Plotting code records
## Begin
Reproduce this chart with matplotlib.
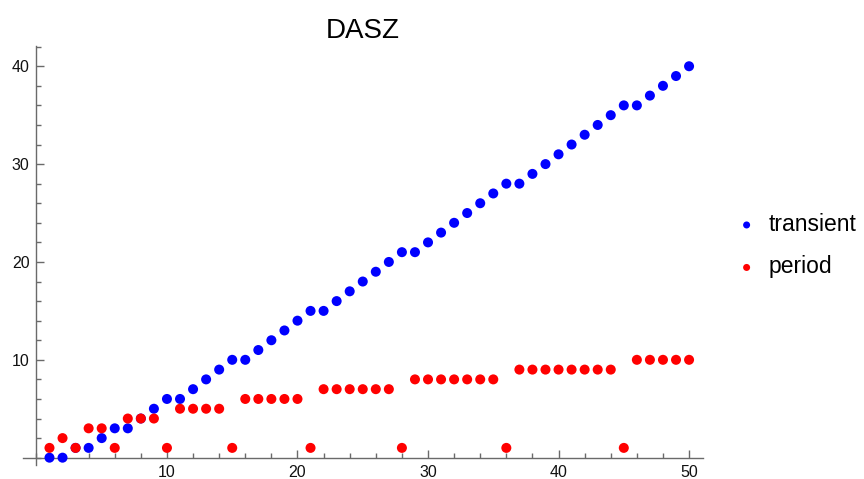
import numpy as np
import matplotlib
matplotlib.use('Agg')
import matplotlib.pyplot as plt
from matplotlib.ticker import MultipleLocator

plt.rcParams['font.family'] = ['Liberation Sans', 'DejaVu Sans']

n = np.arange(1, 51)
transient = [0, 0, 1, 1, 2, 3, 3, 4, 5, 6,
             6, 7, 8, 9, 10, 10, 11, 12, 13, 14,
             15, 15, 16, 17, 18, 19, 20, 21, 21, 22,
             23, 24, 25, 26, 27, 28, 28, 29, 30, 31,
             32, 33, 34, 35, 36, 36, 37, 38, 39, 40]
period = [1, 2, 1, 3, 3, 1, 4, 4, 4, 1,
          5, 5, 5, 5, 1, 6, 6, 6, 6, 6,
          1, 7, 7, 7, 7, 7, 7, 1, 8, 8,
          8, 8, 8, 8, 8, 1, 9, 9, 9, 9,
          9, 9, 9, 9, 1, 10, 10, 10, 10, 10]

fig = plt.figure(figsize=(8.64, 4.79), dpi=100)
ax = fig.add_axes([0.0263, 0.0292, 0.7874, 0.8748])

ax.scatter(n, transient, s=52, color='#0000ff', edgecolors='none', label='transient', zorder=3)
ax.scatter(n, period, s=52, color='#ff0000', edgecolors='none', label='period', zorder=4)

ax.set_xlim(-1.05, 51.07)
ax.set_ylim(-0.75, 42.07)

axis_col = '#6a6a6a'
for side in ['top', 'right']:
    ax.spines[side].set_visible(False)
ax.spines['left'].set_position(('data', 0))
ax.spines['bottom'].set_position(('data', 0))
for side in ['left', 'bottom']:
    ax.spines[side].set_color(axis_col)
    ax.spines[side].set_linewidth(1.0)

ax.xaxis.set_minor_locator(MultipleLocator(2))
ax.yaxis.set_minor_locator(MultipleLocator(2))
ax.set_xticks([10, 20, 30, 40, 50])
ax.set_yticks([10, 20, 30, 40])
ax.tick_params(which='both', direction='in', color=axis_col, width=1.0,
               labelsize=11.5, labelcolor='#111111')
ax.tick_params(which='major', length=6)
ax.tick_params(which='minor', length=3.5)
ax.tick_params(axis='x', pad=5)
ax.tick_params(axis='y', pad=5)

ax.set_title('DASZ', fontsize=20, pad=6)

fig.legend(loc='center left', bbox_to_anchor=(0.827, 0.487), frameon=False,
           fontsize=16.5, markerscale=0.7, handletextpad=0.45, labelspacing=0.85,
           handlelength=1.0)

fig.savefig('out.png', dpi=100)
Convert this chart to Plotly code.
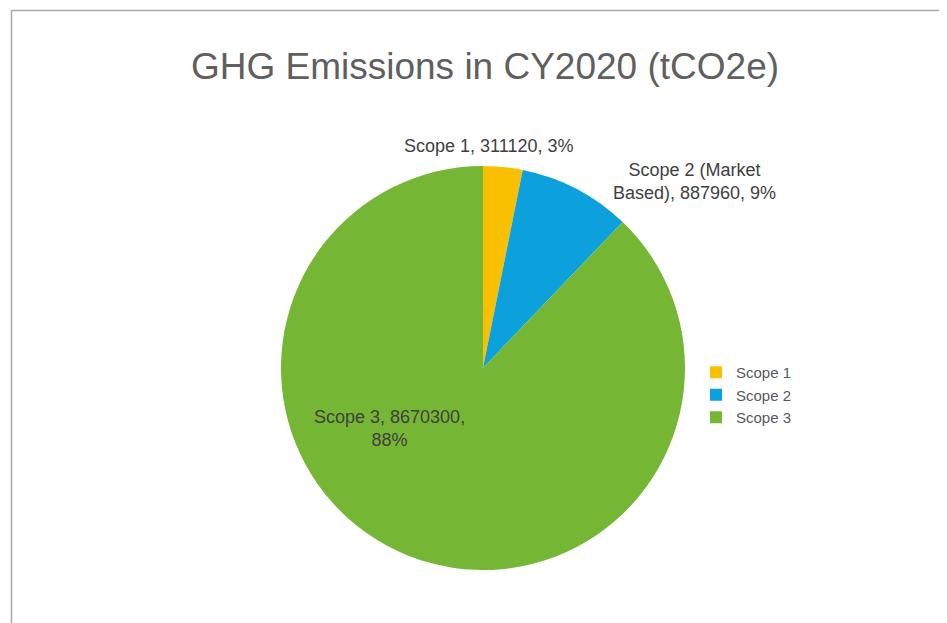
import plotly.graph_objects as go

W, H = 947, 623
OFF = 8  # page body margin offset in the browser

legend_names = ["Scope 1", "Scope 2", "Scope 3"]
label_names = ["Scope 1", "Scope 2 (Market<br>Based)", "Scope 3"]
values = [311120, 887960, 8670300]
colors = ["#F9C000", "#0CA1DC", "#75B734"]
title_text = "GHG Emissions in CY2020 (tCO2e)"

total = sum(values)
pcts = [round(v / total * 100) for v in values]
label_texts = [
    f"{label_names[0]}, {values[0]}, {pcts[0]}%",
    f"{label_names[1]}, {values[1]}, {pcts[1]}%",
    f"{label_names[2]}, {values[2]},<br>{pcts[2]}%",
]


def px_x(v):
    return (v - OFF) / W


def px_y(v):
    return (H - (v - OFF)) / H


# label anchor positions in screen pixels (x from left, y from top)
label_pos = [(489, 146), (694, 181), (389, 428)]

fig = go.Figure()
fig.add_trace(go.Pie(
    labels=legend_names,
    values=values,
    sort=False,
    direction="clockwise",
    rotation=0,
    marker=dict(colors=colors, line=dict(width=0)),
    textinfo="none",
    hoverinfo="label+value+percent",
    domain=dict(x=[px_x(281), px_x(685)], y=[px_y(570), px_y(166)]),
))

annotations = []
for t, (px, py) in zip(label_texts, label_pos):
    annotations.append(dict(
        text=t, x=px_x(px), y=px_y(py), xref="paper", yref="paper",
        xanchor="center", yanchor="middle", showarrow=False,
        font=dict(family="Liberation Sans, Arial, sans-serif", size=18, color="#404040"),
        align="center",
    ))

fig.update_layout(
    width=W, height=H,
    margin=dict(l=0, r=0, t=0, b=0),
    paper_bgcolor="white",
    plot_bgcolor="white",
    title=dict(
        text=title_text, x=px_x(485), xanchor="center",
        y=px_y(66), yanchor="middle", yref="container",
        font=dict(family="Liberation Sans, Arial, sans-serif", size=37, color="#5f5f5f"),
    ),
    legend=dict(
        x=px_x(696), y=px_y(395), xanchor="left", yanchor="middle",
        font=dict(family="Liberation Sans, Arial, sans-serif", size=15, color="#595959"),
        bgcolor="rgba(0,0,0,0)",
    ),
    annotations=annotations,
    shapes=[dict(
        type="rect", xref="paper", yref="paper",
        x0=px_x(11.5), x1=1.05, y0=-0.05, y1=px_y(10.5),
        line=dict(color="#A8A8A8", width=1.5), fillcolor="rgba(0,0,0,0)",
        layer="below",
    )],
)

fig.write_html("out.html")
## End
__BRIEF__
Reproduce the whole listing word for word, setting aside any pictures.

__SOLUTION TO THIS PROBLEM__
Reproduce this chart with matplotlib.
import numpy as np
import matplotlib
matplotlib.use('Agg')
import matplotlib.pyplot as plt
from matplotlib.ticker import MultipleLocator

plt.rcParams['font.family'] = ['Liberation Sans', 'DejaVu Sans']

n = np.arange(1, 51)
transient = [0, 0, 1, 1, 2, 3, 3, 4, 5, 6,
             6, 7, 8, 9, 10, 10, 11, 12, 13, 14,
             15, 15, 16, 17, 18, 19, 20, 21, 21, 22,
             23, 24, 25, 26, 27, 28, 28, 29, 30, 31,
             32, 33, 34, 35, 36, 36, 37, 38, 39, 40]
period = [1, 2, 1, 3, 3, 1, 4, 4, 4, 1,
          5, 5, 5, 5, 1, 6, 6, 6, 6, 6,
          1, 7, 7, 7, 7, 7, 7, 1, 8, 8,
          8, 8, 8, 8, 8, 1, 9, 9, 9, 9,
          9, 9, 9, 9, 1, 10, 10, 10, 10, 10]

fig = plt.figure(figsize=(8.64, 4.79), dpi=100)
ax = fig.add_axes([0.0263, 0.0292, 0.7874, 0.8748])

ax.scatter(n, transient, s=52, color='#0000ff', edgecolors='none', label='transient', zorder=3)
ax.scatter(n, period, s=52, color='#ff0000', edgecolors='none', label='period', zorder=4)

ax.set_xlim(-1.05, 51.07)
ax.set_ylim(-0.75, 42.07)

axis_col = '#6a6a6a'
for side in ['top', 'right']:
    ax.spines[side].set_visible(False)
ax.spines['left'].set_position(('data', 0))
ax.spines['bottom'].set_position(('data', 0))
for side in ['left', 'bottom']:
    ax.spines[side].set_color(axis_col)
    ax.spines[side].set_linewidth(1.0)

ax.xaxis.set_minor_locator(MultipleLocator(2))
ax.yaxis.set_minor_locator(MultipleLocator(2))
ax.set_xticks([10, 20, 30, 40, 50])
ax.set_yticks([10, 20, 30, 40])
ax.tick_params(which='both', direction='in', color=axis_col, width=1.0,
               labelsize=11.5, labelcolor='#111111')
ax.tick_params(which='major', length=6)
ax.tick_params(which='minor', length=3.5)
ax.tick_params(axis='x', pad=5)
ax.tick_params(axis='y', pad=5)

ax.set_title('DASZ', fontsize=20, pad=6)

fig.legend(loc='center left', bbox_to_anchor=(0.827, 0.487), frameon=False,
           fontsize=16.5, markerscale=0.7, handletextpad=0.45, labelspacing=0.85,
           handlelength=1.0)

fig.savefig('out.png', dpi=100)
Convert this chart to Plotly code.
import plotly.graph_objects as go

W, H = 947, 623
OFF = 8  # page body margin offset in the browser

legend_names = ["Scope 1", "Scope 2", "Scope 3"]
label_names = ["Scope 1", "Scope 2 (Market<br>Based)", "Scope 3"]
values = [311120, 887960, 8670300]
colors = ["#F9C000", "#0CA1DC", "#75B734"]
title_text = "GHG Emissions in CY2020 (tCO2e)"

total = sum(values)
pcts = [round(v / total * 100) for v in values]
label_texts = [
    f"{label_names[0]}, {values[0]}, {pcts[0]}%",
    f"{label_names[1]}, {values[1]}, {pcts[1]}%",
    f"{label_names[2]}, {values[2]},<br>{pcts[2]}%",
]


def px_x(v):
    return (v - OFF) / W


def px_y(v):
    return (H - (v - OFF)) / H


# label anchor positions in screen pixels (x from left, y from top)
label_pos = [(489, 146), (694, 181), (389, 428)]

fig = go.Figure()
fig.add_trace(go.Pie(
    labels=legend_names,
    values=values,
    sort=False,
    direction="clockwise",
    rotation=0,
    marker=dict(colors=colors, line=dict(width=0)),
    textinfo="none",
    hoverinfo="label+value+percent",
    domain=dict(x=[px_x(281), px_x(685)], y=[px_y(570), px_y(166)]),
))

annotations = []
for t, (px, py) in zip(label_texts, label_pos):
    annotations.append(dict(
        text=t, x=px_x(px), y=px_y(py), xref="paper", yref="paper",
        xanchor="center", yanchor="middle", showarrow=False,
        font=dict(family="Liberation Sans, Arial, sans-serif", size=18, color="#404040"),
        align="center",
    ))

fig.update_layout(
    width=W, height=H,
    margin=dict(l=0, r=0, t=0, b=0),
    paper_bgcolor="white",
    plot_bgcolor="white",
    title=dict(
        text=title_text, x=px_x(485), xanchor="center",
        y=px_y(66), yanchor="middle", yref="container",
        font=dict(family="Liberation Sans, Arial, sans-serif", size=37, color="#5f5f5f"),
    ),
    legend=dict(
        x=px_x(696), y=px_y(395), xanchor="left", yanchor="middle",
        font=dict(family="Liberation Sans, Arial, sans-serif", size=15, color="#595959"),
        bgcolor="rgba(0,0,0,0)",
    ),
    annotations=annotations,
    shapes=[dict(
        type="rect", xref="paper", yref="paper",
        x0=px_x(11.5), x1=1.05, y0=-0.05, y1=px_y(10.5),
        line=dict(color="#A8A8A8", width=1.5), fillcolor="rgba(0,0,0,0)",
        layer="below",
    )],
)

fig.write_html("out.html")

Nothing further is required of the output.